> Given instruction: Count how many lines in the material below hold the word "this"; the reply is that number alone.

> Excerpted records:

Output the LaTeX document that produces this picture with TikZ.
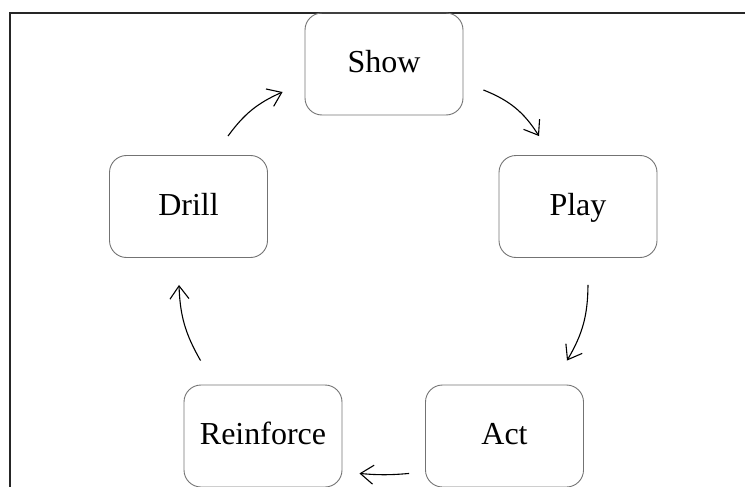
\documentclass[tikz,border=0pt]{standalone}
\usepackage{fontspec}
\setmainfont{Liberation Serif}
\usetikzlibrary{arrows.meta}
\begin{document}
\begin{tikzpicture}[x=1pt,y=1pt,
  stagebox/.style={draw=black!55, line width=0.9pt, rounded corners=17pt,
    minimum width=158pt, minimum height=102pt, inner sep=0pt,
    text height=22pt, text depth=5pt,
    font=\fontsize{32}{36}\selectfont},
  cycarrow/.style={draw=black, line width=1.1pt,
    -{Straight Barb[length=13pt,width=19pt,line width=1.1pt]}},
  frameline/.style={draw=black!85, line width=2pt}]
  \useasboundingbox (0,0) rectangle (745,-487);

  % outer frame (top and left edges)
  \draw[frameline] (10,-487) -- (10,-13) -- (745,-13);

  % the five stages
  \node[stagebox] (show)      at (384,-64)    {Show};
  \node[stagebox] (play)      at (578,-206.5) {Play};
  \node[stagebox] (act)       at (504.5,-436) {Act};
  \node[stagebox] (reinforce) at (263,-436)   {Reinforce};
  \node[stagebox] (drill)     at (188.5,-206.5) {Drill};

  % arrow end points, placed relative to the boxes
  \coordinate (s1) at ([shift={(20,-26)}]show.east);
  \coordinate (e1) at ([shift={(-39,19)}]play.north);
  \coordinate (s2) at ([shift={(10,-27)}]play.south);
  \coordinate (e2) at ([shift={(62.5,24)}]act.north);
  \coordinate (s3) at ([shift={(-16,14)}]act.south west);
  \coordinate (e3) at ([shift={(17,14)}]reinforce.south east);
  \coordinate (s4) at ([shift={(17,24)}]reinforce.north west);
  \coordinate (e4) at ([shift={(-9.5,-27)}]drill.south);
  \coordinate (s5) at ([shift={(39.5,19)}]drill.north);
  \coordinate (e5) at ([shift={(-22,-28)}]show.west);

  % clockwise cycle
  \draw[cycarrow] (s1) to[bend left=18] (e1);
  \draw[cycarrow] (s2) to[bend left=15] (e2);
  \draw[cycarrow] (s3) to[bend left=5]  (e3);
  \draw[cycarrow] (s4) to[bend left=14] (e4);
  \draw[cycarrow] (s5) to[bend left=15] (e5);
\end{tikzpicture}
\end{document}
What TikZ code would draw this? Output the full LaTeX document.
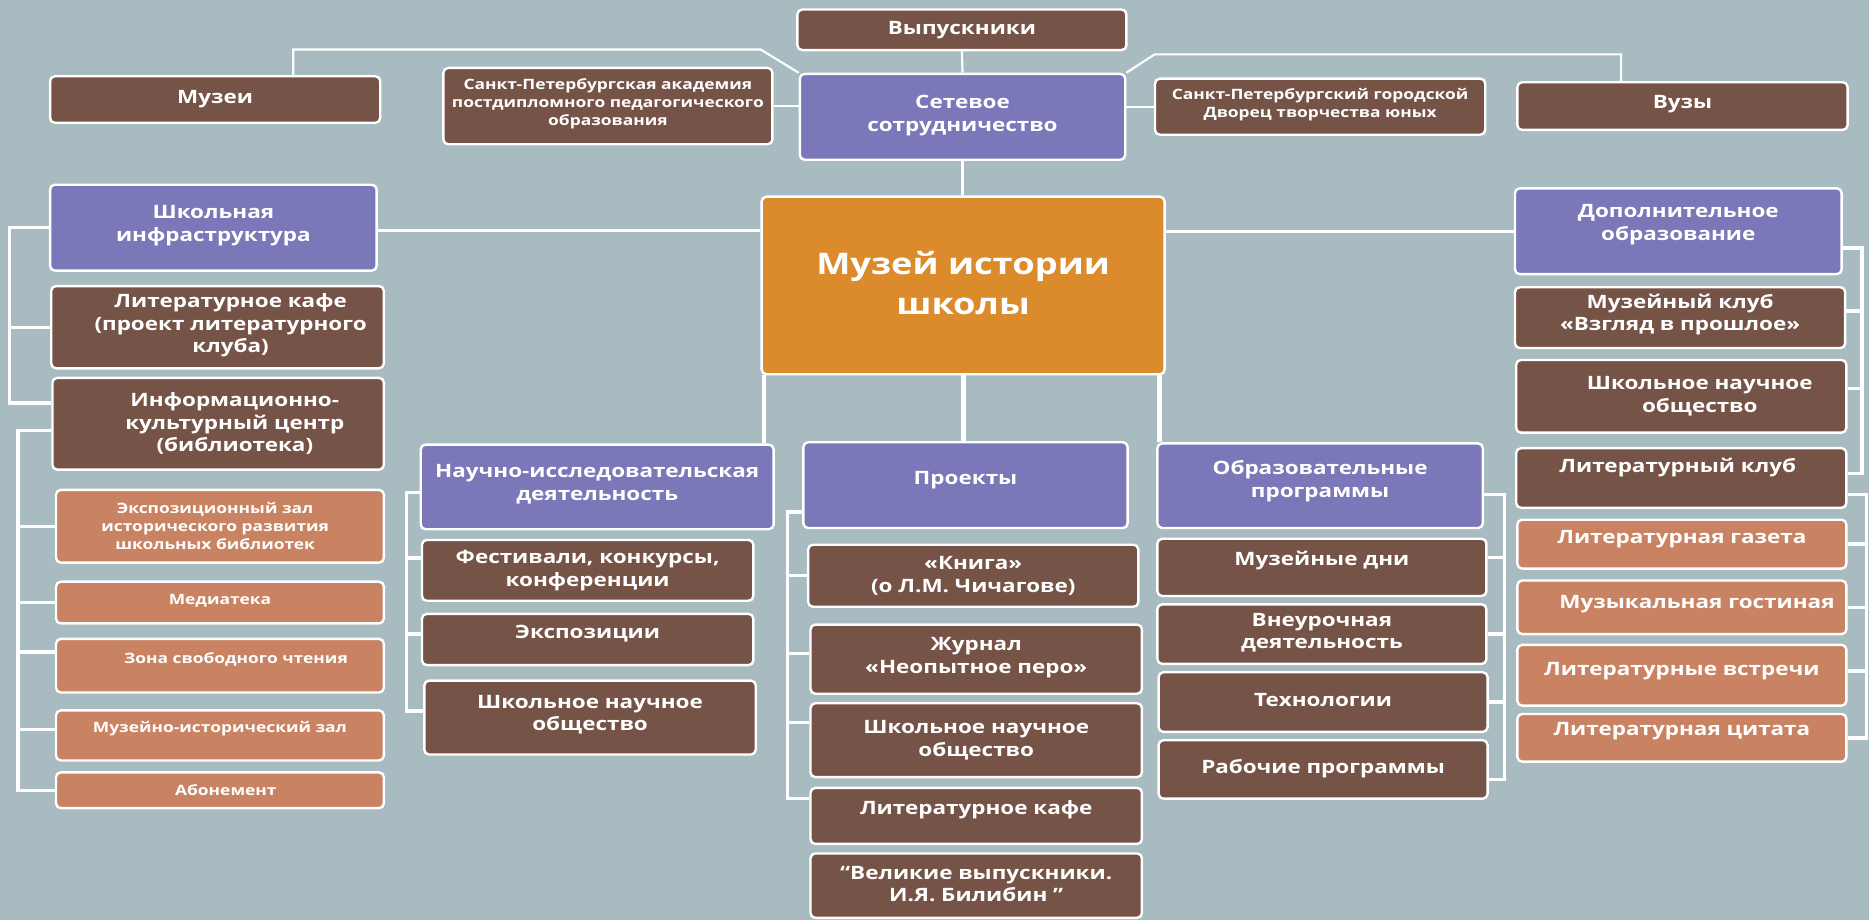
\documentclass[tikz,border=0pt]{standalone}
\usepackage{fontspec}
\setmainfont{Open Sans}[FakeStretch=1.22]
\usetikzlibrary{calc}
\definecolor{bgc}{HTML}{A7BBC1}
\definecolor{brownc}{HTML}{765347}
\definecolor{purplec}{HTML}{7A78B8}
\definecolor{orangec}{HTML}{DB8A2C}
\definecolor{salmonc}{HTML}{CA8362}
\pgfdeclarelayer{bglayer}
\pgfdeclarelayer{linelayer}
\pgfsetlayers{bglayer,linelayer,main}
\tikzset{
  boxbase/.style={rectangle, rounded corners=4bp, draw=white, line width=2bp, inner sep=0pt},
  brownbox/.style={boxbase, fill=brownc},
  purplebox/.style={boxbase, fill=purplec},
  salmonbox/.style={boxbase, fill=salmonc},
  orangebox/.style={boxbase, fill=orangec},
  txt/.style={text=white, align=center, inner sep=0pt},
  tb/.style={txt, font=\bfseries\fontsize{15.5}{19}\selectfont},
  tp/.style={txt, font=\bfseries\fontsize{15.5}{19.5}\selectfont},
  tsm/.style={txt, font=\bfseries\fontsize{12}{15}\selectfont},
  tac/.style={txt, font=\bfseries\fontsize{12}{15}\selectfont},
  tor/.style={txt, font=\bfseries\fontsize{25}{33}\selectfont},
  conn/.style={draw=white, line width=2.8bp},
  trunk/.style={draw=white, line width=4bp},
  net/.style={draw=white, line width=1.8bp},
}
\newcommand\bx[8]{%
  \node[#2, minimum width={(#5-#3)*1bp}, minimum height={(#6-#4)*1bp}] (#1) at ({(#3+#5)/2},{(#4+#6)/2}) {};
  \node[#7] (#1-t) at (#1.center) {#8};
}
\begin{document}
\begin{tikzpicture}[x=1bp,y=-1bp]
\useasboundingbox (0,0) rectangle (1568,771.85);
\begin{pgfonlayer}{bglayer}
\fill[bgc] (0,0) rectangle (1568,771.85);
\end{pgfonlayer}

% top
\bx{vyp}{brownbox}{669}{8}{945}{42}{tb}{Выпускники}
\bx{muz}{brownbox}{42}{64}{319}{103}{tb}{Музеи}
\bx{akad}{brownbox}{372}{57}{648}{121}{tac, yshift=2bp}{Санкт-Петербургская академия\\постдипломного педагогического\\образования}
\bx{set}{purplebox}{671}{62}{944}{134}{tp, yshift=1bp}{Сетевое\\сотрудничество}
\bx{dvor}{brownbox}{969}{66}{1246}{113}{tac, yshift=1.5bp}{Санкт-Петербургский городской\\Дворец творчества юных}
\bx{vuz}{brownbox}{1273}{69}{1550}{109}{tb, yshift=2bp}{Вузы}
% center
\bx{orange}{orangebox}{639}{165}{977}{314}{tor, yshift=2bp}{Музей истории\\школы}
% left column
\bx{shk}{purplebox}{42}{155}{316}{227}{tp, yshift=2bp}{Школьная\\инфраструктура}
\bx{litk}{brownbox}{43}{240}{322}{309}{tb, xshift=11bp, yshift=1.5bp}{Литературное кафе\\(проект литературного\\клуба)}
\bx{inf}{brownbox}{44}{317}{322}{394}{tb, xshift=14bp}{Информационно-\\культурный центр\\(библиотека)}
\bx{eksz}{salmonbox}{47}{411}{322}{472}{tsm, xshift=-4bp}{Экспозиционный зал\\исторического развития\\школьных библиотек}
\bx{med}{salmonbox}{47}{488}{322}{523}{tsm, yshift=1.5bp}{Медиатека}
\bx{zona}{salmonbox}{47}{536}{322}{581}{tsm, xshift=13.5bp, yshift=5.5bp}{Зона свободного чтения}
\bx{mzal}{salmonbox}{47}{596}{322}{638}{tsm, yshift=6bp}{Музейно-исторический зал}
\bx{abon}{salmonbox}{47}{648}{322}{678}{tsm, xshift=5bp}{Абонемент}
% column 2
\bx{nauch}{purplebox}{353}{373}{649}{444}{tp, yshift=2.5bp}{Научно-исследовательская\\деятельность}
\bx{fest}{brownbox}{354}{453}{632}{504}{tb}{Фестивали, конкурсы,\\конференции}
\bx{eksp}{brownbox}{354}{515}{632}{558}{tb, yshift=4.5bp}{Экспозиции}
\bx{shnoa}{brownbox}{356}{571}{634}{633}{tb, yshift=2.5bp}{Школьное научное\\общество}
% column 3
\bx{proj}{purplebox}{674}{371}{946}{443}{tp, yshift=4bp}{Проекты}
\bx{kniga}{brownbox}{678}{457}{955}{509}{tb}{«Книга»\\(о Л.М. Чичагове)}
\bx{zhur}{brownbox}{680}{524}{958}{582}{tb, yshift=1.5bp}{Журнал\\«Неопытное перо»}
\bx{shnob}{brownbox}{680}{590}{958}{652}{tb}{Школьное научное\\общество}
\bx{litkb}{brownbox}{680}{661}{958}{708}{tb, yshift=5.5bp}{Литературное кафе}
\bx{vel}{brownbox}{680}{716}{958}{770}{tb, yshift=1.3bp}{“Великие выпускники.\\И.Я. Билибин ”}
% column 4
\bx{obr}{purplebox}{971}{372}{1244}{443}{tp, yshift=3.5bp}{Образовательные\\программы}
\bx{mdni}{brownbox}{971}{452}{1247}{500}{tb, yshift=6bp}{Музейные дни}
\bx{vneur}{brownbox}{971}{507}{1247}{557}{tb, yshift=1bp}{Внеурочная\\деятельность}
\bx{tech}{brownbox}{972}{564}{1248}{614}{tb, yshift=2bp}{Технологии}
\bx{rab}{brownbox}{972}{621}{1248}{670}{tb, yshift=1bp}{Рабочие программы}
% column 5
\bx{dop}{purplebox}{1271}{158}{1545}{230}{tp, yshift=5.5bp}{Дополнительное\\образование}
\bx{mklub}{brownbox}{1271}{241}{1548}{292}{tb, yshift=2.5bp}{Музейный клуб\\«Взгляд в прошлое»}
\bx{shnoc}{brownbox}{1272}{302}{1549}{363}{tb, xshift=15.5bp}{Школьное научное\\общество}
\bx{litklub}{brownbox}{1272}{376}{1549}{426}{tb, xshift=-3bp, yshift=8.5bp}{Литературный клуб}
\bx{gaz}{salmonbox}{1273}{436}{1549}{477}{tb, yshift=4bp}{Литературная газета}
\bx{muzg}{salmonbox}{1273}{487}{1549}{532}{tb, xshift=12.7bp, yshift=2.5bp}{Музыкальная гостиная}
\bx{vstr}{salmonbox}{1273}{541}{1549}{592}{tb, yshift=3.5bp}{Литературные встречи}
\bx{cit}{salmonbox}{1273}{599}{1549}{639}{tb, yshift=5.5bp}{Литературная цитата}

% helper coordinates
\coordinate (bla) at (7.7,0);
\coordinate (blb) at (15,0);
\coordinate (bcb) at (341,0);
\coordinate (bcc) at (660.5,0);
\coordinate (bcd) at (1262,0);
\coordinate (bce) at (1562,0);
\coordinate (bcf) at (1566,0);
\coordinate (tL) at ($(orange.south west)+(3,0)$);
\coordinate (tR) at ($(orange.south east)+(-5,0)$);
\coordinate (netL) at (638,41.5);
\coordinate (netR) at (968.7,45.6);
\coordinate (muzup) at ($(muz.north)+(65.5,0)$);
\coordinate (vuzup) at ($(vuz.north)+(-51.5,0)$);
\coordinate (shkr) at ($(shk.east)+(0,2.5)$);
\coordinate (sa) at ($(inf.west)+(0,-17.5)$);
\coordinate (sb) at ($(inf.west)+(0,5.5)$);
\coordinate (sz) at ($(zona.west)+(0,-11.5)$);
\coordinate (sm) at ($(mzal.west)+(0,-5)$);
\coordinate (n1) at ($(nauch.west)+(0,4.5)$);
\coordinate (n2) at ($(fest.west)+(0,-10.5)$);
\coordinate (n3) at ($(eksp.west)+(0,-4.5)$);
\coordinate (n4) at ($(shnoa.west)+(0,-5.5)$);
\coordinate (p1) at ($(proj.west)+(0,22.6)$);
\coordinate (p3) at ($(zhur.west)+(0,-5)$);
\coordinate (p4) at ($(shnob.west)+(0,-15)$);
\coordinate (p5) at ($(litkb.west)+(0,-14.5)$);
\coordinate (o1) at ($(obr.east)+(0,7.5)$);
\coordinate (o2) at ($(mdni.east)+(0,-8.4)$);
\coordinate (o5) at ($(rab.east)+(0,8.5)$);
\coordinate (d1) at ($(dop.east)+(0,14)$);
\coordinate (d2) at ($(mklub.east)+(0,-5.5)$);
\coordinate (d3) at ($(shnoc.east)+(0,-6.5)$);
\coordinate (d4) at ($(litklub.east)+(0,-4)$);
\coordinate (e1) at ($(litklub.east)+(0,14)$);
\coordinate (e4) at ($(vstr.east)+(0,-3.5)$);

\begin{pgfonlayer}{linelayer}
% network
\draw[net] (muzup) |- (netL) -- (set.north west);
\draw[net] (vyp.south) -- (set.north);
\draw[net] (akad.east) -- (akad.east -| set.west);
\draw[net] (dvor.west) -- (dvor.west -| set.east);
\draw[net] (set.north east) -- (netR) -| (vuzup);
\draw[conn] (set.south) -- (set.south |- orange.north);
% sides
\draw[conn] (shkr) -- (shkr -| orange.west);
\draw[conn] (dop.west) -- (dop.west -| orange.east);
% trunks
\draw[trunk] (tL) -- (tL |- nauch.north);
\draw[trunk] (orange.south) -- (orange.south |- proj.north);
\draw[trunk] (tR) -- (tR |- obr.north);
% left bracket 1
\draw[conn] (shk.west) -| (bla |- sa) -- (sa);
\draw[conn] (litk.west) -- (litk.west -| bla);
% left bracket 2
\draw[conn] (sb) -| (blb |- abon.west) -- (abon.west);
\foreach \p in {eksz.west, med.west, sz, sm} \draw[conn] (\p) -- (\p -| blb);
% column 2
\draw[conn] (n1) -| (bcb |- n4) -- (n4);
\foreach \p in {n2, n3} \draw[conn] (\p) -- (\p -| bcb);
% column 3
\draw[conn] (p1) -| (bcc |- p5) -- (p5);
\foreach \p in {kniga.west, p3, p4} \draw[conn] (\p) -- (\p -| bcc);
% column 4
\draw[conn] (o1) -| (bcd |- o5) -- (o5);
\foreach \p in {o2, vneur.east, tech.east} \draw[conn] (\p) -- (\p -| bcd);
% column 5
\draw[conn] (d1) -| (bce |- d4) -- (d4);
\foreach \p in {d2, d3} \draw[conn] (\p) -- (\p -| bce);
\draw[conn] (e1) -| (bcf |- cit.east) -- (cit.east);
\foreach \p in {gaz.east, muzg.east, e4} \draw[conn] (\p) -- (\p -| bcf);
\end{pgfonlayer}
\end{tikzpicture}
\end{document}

> The solution: 2